Japan’s Exports, Core Machinery Orders Rise – Economic Recovery Underway?
Aiswarya Gopan • 1 min read
The economic recovery across Japan appears to be gathering some pace, with exports posting a sharp rebound during the month of May even as business activity picks up and drives core machinery orders higher, an encouraging sign of higher capital spending among companies. Data released by the Ministry of Finance (MOF) reveals that exports out of Japan increased by 49.6% YoY in May, a significant jump from the 38% rise seen in the previous month but slightly below economists’ forecast for a reading of 51.3% instead.
This was the sharpest rise seen since April 1980 and while it was spurred by strong external demand, the high reading could also be the result of the base reading of May 2020 when exports had contracted by 28.3% owing to the pandemic and lockdowns around the world. In another encouraging sign, imports into Japan came in higher than expected, at 27.9% YoY against 26.6% forecast – indicating improving domestic demand.

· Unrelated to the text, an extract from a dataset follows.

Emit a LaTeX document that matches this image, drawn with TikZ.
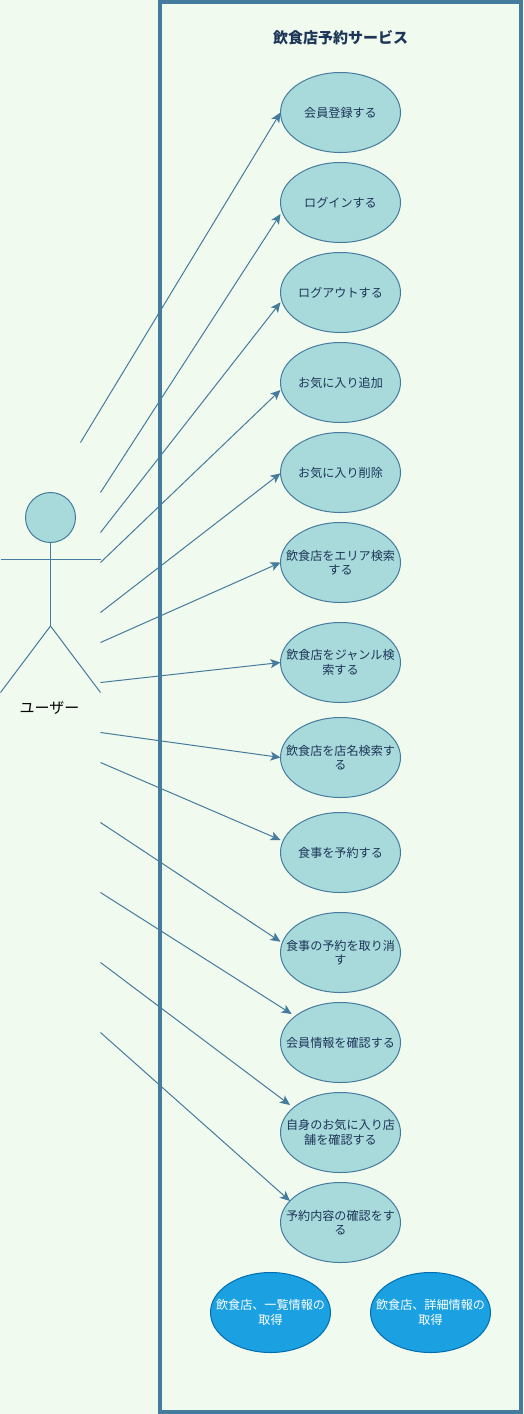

Meanwhile, data released by the Cabinet Officer earlier in the day points to an anticipated uptick in capital expenditure by firms, with core machinery orders increasing by 6.5% YoY and 0.6% MoM during April. Although the figures came in below forecasts, which were for gains of 8% YoY and 2.7% MoM, the positive readings indicate that businesses could be looking to increase their capital spending in the coming six to nine months, a factor that could lend a boost to Japan’s GDP.
The positive data, however, failed to have much of an impact on the Japanese yen, which continues to trade steady against the US dollar ahead of the FOMC statement. At the time of writing, USD/JPY is trading at around 109.93.